SECTION 16. AMENDMENTS; ETC. No amendment, modification, termination
---------------
or waiver of any provision of this Agreement, and no consent to any departure by
Pledgor therefrom, shall in any event be effective unless the same shall be in
writing and signed by Secured Party and, in the case of any such amendment or
modification, by Pledgor. Any such waiver or consent shall be effective only in
the specific instance and for the specific purpose for which it was given.
SECTION 17. NOTICES. Any notice or other communication herein
-------
required or permitted to be given shall be as set forth in the Credit Agreement.
SECTION 18. FAILURE OR INDULGENCE NOT WAIVER; REMEDIES CUMULATIVE.
-----------------------------------------------------
No failure or delay on the part of Secured Party in the exercise of any power,
right or privilege
13
hereunder shall impair such power, right or privilege or be construed to be a
waiver of any default or acquiescence therein, nor shall any single or partial
exercise of any such power, right or privilege preclude any other or further
exercise thereof or of any other power, right or privilege. All rights and
remedies existing under this Agreement are cumulative to, and not exclusive of,
any rights or remedies otherwise available.

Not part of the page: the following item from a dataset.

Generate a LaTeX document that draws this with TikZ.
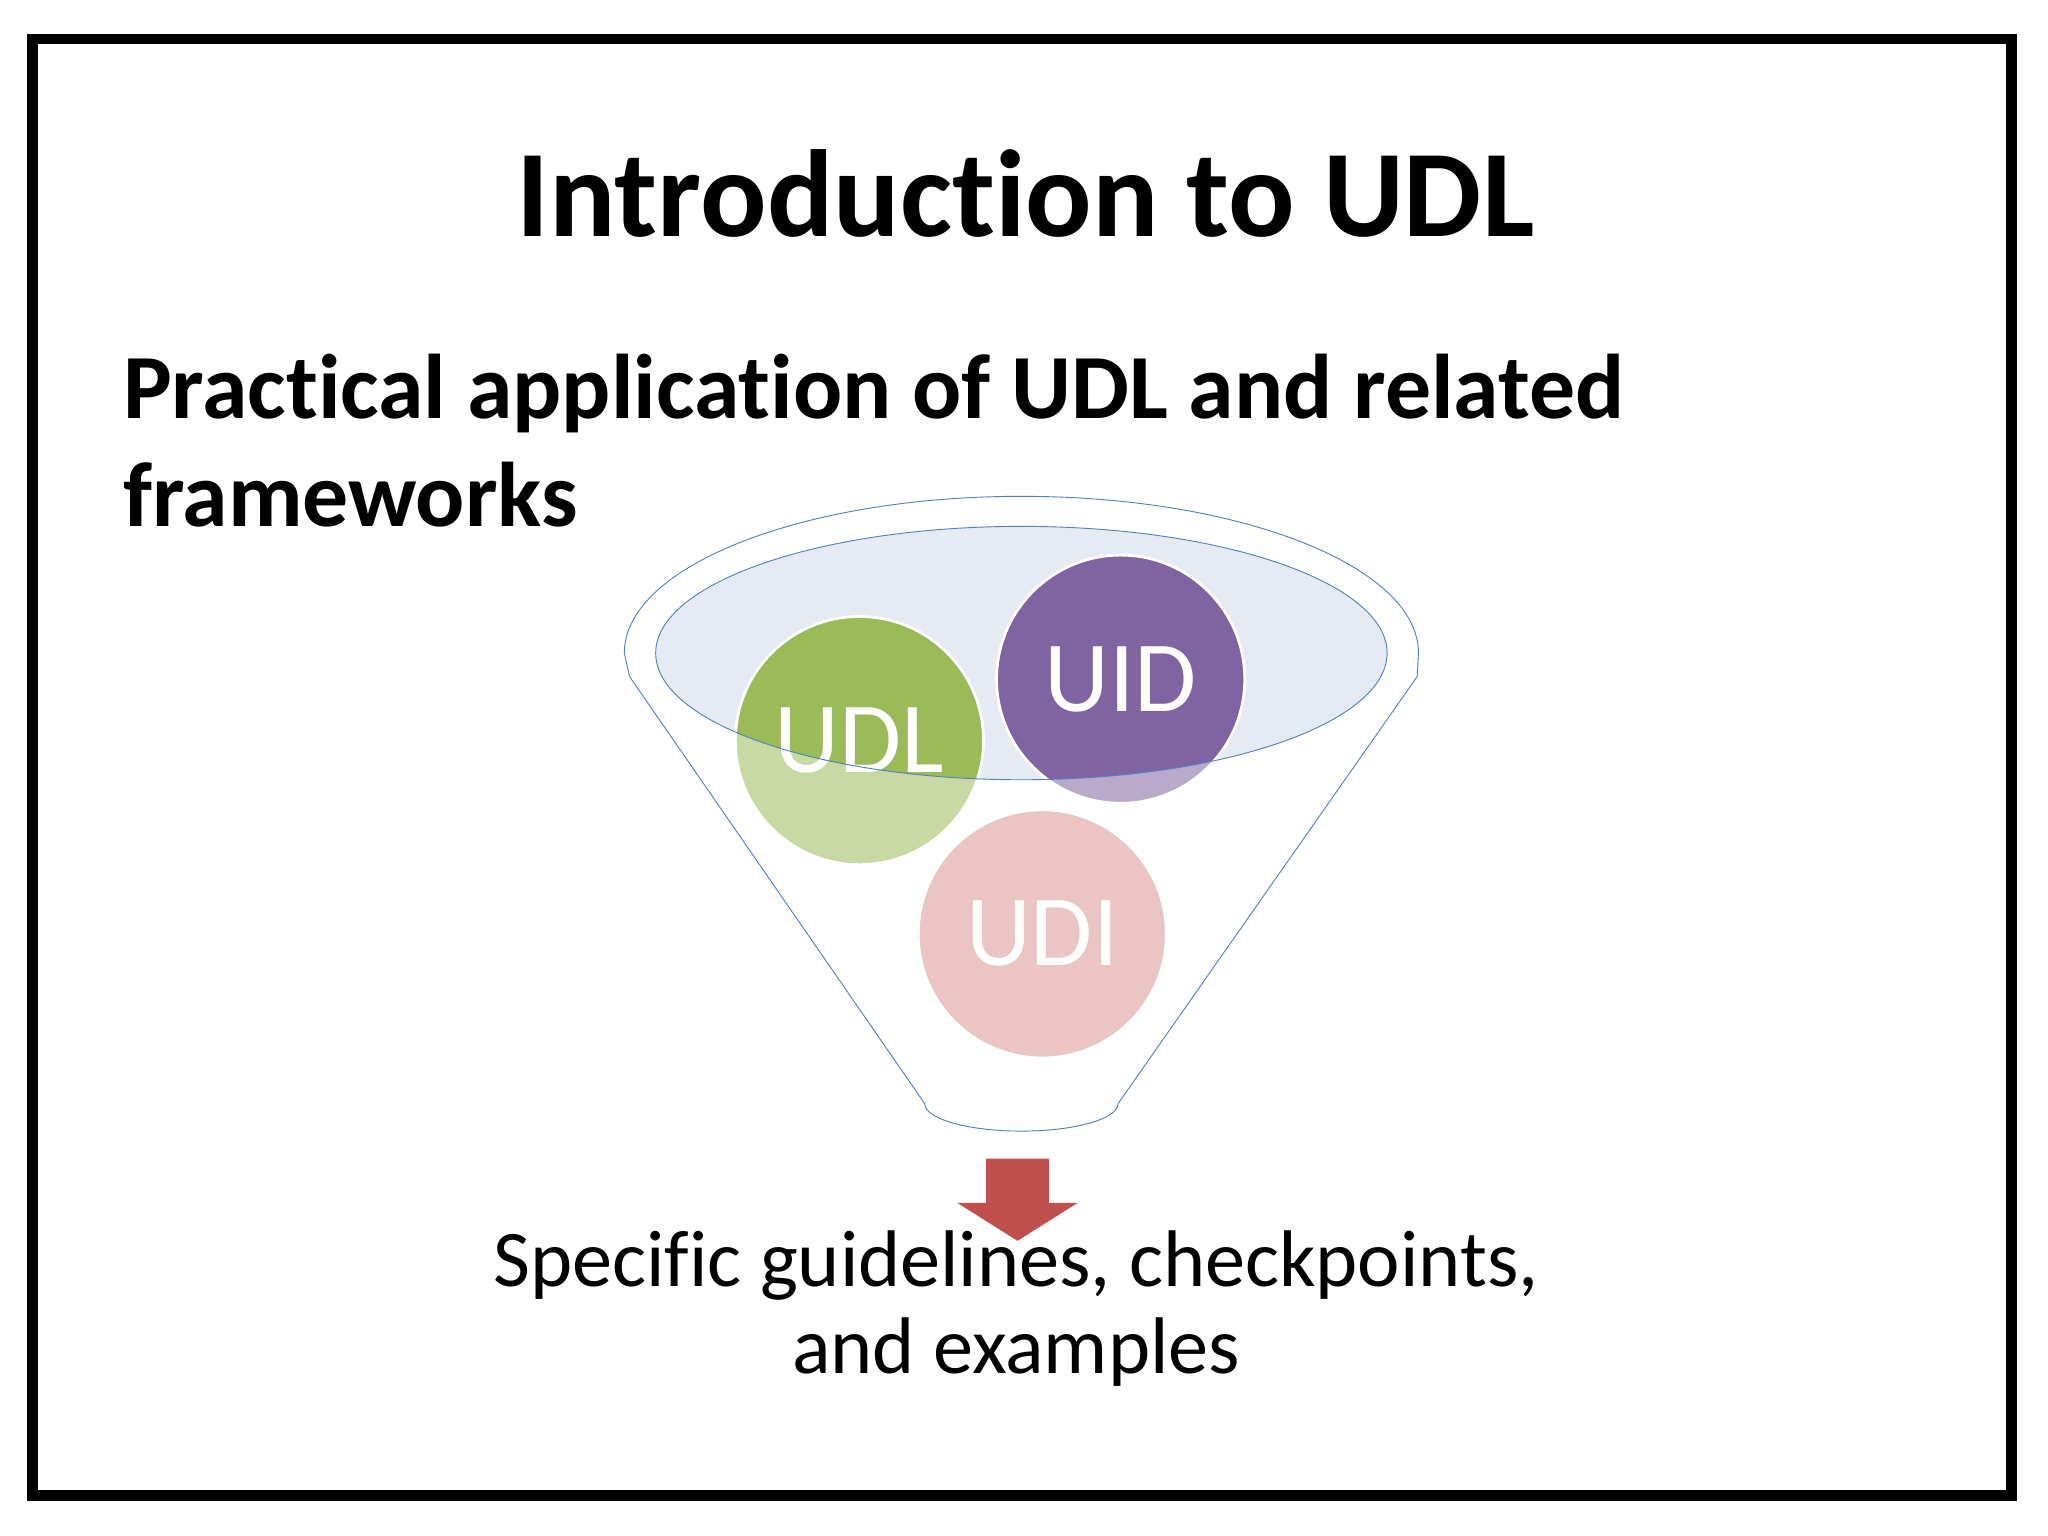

SECTION 19. SEVERABILITY. In case any provision in or obligation
------------
under this Agreement shall be invalid, illegal or unenforceable in any
jurisdiction, the validity, legality and enforceability of the remaining
provisions or obligations, or of such provision or obligation in any other
jurisdiction, shall not in any way be affected or impaired thereby.

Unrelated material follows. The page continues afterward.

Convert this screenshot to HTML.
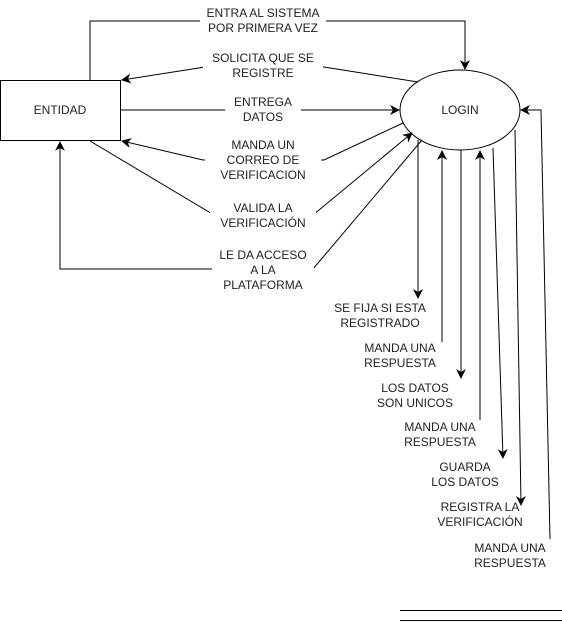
<!DOCTYPE html>
<html><head><meta charset="utf-8"><style>
html,body{margin:0;padding:0;background:#fff;}
svg{display:block;}
text{font-family:"Liberation Sans",Arial,sans-serif;font-size:12px;fill:#222;text-anchor:middle;}
</style></head><body>
<svg width="562" height="622" viewBox="0 0 562 622" xmlns="http://www.w3.org/2000/svg">
<defs>
<marker id="a" markerWidth="10" markerHeight="10" refX="9" refY="5" orient="auto" markerUnits="userSpaceOnUse">
<path d="M0,0 L10,5 L0,10 L3,5 Z" fill="#000"/>
</marker>
</defs>
<g stroke="#000" stroke-width="1" fill="none">
<rect x="0.5" y="80.5" width="120" height="60" fill="#fff"/>
<ellipse cx="460" cy="110" rx="60" ry="40" fill="#fff"/>
<polyline points="90,80 90,21 465,21 465,69" marker-end="url(#a)"/>
<polyline points="418,82 324,67 205,67 122,80" marker-end="url(#a)"/>
<line x1="121" y1="110" x2="399" y2="110" marker-end="url(#a)"/>
<polyline points="403,123 324,160 203,160 122,141" marker-end="url(#a)"/>
<polyline points="90,141 214,215 313,215 412,133" marker-end="url(#a)"/>
<polyline points="422,140 313,269 60,269 60,142" marker-end="url(#a)"/>
<line x1="418" y1="140" x2="418" y2="298" marker-end="url(#a)"/>
<line x1="442" y1="342" x2="442" y2="151" marker-end="url(#a)"/>
<line x1="461" y1="150" x2="461" y2="378" marker-end="url(#a)"/>
<line x1="480" y1="420" x2="480" y2="151" marker-end="url(#a)"/>
<line x1="493" y1="148" x2="503" y2="458" marker-end="url(#a)"/>
<line x1="515" y1="130" x2="521" y2="505" marker-end="url(#a)"/>
<polyline points="550,539 541,110 521,110" marker-end="url(#a)"/>
<line x1="400" y1="610.5" x2="562" y2="610.5"/>
<line x1="400" y1="620.5" x2="562" y2="620.5"/>
</g>
<g fill="#fff">
<rect x="200" y="5" width="126" height="30"/>
<rect x="203" y="50" width="120" height="30"/>
<rect x="225" y="94" width="76" height="30"/>
<rect x="205" y="137" width="116" height="45"/>
<rect x="210" y="200" width="106" height="30"/>
<rect x="212" y="246" width="102" height="45"/>
</g>
<text x="60" y="114">ENTIDAD</text>
<text x="460" y="114">LOGIN</text>
<text x="263" y="17">ENTRA AL SISTEMA</text>
<text x="263" y="32">POR PRIMERA VEZ</text>
<text x="263" y="62">SOLICITA QUE SE</text>
<text x="263" y="77">REGISTRE</text>
<text x="263" y="106">ENTREGA</text>
<text x="263" y="121">DATOS</text>
<text x="263" y="149">MANDA UN</text>
<text x="263" y="164">CORREO DE</text>
<text x="263" y="179">VERIFICACION</text>
<text x="263" y="212">VALIDA LA</text>
<text x="263" y="227">VERIFICACIÓN</text>
<text x="263" y="259">LE DA ACCESO</text>
<text x="263" y="274">A LA</text>
<text x="263" y="289">PLATAFORMA</text>
<text x="380" y="312">SE FIJA SI ESTA</text>
<text x="380" y="327">REGISTRADO</text>
<text x="400" y="352">MANDA UNA</text>
<text x="400" y="367">RESPUESTA</text>
<text x="415" y="392">LOS DATOS</text>
<text x="415" y="407">SON UNICOS</text>
<text x="440" y="431">MANDA UNA</text>
<text x="440" y="446">RESPUESTA</text>
<text x="465" y="471">GUARDA</text>
<text x="465" y="486">LOS DATOS</text>
<text x="480" y="511">REGISTRA LA</text>
<text x="480" y="526">VERIFICACIÓN</text>
<text x="510" y="552">MANDA UNA</text>
<text x="510" y="567">RESPUESTA</text>
</svg>
</body></html>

SECTION 20. HEADINGS. Section and subsection headings in this
--------
Agreement are included herein for convenience of reference only and shall not
constitute a part of this Agreement for any other purpose or be given any
substantive effect.
SECTION 21. GOVERNING LAW; TERMS. THIS AGREEMENT AND THE RIGHTS AND
--------------------
OBLIGATIONS OF THE PARTIES HEREUNDER SHALL BE GOVERNED BY, AND SHALL BE
CONSTRUED AND ENFORCED IN ACCORDANCE WITH, THE INTERNAL LAWS OF THE STATE OF NEW
YORK (INCLUDING WITHOUT LIMITATION SECTION 5-1401 OF THE GENERAL OBLIGATIONS LAW
OF THE STATE OF NEW YORK), WITHOUT REGARD TO CONFLICTS OF LAWS PRINCIPLES,
EXCEPT TO THE EXTENT THAT THE CODE PROVIDES THAT THE VALIDITY OR PERFECTION OF
THE SECURITY INTEREST HEREUNDER, OR REMEDIES HEREUNDER, IN RESPECT OF ANY
PARTICULAR PLEDGED COLLATERAL ARE GOVERNED BY THE LAWS OF A JURISDICTION OTHER
THAN THE STATE OF NEW YORK. Unless otherwise defined herein or in the Credit
Agreement, terms used in Articles 8 and 9 of the Uniform Commercial Code in the
State of New York are used herein as therein defined.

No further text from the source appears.